## AIM OF THE EXERCISE
Below are the records. Retype, exactly, the lines from the first through the line with "plt.rcParams['mathtext.fontset'] = 'dejavuserif'", and leave out the pictures.

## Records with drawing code

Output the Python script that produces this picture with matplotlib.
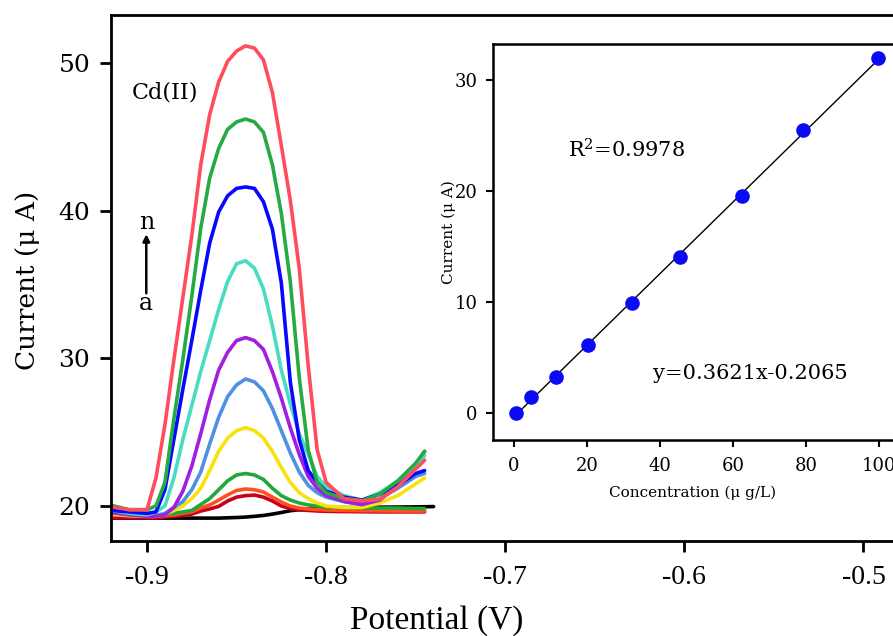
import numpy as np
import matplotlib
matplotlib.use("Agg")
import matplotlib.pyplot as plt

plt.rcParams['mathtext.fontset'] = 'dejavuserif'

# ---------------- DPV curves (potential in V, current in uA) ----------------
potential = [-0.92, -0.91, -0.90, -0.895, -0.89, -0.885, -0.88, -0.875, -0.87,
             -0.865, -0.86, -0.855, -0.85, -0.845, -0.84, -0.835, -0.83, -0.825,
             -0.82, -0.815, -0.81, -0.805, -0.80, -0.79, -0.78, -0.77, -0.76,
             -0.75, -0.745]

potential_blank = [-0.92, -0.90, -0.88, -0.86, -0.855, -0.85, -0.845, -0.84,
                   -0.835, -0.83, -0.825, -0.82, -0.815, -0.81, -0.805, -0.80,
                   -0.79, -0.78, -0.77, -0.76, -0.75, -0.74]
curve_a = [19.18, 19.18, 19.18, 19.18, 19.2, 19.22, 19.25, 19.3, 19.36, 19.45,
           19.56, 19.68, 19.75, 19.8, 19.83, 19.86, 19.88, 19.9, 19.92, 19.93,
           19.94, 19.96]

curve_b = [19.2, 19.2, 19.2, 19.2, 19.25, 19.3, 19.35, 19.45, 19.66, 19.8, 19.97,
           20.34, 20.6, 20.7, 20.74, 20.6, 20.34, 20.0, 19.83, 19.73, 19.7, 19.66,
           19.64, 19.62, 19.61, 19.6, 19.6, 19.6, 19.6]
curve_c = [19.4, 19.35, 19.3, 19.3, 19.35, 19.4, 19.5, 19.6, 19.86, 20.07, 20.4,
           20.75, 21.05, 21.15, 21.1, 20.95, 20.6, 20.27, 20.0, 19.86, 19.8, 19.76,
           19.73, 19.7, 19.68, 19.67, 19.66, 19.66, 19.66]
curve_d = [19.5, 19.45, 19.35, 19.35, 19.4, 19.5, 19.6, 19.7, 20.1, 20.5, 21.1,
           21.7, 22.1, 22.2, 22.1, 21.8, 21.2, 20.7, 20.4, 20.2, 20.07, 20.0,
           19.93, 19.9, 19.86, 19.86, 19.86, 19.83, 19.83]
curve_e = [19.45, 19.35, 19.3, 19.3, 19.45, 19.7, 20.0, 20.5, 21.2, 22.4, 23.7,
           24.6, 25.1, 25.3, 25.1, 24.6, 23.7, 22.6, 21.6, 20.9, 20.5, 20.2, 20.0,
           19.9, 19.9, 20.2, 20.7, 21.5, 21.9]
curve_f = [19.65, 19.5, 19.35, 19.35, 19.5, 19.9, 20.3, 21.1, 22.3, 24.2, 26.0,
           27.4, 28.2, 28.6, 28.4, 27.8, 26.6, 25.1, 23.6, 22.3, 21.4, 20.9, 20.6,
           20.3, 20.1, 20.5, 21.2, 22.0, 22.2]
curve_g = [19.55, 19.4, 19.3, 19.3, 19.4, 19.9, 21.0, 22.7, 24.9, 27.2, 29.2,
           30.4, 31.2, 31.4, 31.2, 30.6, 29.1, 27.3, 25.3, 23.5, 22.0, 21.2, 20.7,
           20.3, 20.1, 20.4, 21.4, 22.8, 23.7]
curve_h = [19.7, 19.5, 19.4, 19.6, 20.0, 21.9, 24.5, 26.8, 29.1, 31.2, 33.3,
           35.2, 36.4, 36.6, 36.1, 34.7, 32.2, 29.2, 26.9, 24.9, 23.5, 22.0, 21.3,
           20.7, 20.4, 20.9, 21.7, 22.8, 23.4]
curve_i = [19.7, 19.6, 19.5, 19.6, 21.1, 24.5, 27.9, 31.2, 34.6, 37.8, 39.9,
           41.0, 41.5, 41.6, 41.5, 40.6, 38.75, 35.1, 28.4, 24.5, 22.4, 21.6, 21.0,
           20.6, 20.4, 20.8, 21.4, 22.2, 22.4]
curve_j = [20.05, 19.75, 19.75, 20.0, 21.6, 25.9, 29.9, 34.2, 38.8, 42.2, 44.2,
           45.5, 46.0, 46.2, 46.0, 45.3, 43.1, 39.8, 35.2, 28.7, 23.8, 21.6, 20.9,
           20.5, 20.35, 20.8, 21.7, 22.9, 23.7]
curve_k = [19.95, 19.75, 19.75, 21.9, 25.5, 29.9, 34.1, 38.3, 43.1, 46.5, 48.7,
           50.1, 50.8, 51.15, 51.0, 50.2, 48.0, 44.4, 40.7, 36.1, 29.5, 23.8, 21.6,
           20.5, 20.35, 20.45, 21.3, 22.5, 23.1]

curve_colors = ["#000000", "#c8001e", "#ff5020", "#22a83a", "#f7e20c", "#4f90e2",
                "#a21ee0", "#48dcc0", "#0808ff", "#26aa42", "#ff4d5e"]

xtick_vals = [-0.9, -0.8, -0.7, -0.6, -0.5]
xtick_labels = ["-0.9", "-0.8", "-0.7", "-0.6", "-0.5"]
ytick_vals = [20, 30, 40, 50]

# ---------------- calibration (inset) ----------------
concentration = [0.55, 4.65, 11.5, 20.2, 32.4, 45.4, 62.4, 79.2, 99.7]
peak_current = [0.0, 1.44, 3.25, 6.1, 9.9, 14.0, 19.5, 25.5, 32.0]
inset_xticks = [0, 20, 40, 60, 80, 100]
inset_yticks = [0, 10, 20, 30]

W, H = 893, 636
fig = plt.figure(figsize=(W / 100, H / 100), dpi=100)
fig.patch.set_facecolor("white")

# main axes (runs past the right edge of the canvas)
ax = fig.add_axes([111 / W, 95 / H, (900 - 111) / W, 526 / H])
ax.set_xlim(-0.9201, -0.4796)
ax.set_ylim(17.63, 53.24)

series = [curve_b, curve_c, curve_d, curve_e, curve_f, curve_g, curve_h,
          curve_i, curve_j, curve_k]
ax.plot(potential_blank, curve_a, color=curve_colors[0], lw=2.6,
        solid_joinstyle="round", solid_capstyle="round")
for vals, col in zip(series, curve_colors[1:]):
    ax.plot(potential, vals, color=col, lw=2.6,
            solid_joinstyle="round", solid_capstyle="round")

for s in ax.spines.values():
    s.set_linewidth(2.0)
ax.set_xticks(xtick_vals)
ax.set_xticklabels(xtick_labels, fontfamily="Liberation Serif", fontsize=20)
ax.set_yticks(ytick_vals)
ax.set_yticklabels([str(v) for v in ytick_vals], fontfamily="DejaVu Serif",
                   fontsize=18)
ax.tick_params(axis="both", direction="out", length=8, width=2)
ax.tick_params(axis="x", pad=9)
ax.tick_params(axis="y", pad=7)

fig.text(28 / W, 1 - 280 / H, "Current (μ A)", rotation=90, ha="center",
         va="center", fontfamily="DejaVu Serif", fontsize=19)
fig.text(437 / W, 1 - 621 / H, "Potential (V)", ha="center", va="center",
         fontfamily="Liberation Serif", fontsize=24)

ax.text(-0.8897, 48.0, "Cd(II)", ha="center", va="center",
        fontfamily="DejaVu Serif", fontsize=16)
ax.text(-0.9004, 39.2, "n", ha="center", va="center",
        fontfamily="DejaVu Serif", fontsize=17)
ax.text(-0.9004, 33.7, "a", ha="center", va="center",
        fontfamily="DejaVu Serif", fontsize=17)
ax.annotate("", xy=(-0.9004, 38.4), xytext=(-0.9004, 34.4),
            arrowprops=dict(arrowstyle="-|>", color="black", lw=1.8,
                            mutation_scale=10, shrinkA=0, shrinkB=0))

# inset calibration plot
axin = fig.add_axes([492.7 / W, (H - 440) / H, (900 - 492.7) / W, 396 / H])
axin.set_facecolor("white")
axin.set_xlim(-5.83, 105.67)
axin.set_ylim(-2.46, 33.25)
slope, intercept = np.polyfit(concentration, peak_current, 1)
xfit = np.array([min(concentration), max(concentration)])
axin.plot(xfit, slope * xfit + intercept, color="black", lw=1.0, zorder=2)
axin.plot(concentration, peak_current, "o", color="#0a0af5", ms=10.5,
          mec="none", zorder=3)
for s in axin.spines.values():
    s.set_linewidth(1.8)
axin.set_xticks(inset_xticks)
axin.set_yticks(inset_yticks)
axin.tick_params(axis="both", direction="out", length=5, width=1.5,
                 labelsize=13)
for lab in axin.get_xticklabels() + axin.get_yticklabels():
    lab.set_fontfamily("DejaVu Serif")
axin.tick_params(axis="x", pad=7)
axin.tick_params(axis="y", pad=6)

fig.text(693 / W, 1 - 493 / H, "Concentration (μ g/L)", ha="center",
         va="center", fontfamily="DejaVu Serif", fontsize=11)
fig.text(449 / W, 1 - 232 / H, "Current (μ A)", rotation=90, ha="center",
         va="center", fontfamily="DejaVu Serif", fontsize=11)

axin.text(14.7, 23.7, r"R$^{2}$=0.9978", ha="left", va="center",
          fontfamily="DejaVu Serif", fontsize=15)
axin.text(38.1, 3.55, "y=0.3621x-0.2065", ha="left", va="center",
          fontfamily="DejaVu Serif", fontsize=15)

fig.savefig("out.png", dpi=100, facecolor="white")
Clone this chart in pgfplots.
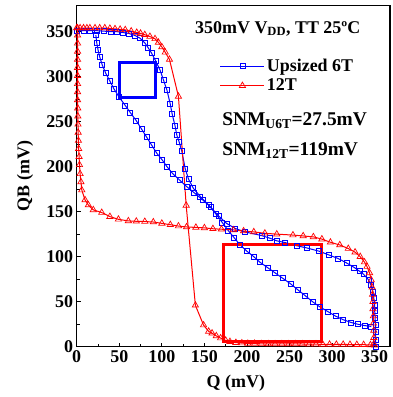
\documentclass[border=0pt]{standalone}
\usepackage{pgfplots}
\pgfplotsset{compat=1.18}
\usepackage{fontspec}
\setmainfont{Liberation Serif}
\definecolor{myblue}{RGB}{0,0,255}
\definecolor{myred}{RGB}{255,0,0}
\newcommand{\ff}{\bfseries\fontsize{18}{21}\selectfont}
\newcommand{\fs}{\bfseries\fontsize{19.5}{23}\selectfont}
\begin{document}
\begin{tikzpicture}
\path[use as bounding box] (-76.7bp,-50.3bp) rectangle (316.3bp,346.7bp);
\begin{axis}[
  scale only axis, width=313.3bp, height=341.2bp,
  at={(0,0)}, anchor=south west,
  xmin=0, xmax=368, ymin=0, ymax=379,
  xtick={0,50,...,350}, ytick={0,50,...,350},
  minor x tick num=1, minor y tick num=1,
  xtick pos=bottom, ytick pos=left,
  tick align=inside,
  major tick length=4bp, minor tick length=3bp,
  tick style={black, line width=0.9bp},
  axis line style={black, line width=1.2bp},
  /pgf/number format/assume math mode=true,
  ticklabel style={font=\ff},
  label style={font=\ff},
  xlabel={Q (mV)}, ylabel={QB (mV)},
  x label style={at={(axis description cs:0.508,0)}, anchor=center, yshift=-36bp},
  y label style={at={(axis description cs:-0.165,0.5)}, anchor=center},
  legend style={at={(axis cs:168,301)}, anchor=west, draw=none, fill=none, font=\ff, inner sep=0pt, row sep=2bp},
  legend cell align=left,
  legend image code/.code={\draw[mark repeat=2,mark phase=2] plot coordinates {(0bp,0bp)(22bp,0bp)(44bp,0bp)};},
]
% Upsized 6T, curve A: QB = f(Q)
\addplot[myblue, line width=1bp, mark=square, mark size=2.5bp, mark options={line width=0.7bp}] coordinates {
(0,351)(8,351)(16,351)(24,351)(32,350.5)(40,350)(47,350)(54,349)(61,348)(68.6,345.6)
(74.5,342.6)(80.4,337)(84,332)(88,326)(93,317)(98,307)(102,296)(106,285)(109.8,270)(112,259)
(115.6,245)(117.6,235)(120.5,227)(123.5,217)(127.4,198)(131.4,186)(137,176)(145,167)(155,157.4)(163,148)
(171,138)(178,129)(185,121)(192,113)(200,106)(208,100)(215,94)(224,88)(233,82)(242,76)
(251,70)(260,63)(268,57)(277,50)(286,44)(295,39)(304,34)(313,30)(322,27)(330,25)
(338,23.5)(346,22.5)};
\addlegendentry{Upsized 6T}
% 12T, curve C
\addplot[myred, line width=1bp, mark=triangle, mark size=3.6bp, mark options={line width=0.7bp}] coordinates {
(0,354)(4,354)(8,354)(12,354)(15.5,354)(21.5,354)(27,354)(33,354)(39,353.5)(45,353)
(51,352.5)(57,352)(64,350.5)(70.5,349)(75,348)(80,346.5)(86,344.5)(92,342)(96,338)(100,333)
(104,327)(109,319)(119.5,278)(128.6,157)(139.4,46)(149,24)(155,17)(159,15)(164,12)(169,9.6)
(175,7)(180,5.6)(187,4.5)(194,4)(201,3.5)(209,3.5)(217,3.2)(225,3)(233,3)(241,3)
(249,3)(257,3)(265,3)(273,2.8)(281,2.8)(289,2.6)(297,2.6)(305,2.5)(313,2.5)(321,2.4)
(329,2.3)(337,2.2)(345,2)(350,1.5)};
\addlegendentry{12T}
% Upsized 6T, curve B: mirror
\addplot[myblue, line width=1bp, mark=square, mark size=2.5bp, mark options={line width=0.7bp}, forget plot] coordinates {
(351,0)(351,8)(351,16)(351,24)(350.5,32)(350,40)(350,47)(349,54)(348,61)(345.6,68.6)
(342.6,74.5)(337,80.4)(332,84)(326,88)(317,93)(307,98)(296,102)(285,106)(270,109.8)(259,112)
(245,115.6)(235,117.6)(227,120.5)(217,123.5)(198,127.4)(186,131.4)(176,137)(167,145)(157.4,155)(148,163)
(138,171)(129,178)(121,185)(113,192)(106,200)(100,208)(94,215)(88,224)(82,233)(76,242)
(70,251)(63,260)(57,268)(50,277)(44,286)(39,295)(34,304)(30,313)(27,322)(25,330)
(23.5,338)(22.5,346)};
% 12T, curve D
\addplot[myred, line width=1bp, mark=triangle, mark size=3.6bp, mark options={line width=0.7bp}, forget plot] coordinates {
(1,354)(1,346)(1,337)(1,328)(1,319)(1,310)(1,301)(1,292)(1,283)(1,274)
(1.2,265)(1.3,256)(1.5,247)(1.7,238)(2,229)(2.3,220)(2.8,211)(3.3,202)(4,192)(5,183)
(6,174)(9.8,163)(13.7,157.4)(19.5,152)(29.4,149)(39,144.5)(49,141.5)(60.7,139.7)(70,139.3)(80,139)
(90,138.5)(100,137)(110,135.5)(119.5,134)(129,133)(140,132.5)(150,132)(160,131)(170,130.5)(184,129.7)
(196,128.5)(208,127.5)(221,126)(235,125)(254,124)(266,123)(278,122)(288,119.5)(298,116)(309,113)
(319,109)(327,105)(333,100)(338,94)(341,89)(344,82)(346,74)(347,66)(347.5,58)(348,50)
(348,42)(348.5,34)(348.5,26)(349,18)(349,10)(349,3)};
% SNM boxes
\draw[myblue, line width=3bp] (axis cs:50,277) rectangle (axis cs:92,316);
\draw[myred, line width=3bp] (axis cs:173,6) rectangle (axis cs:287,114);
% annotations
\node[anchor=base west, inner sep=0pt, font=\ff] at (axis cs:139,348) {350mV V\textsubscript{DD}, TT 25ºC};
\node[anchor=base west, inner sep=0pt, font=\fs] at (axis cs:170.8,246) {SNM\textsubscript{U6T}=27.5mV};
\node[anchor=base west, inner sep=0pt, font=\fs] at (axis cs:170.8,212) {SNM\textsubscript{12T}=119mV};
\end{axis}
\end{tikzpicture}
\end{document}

## RESPONSE
Output the Python script that produces this picture with matplotlib.
import numpy as np
import matplotlib
matplotlib.use("Agg")
import matplotlib.pyplot as plt

plt.rcParams['mathtext.fontset'] = 'dejavuserif'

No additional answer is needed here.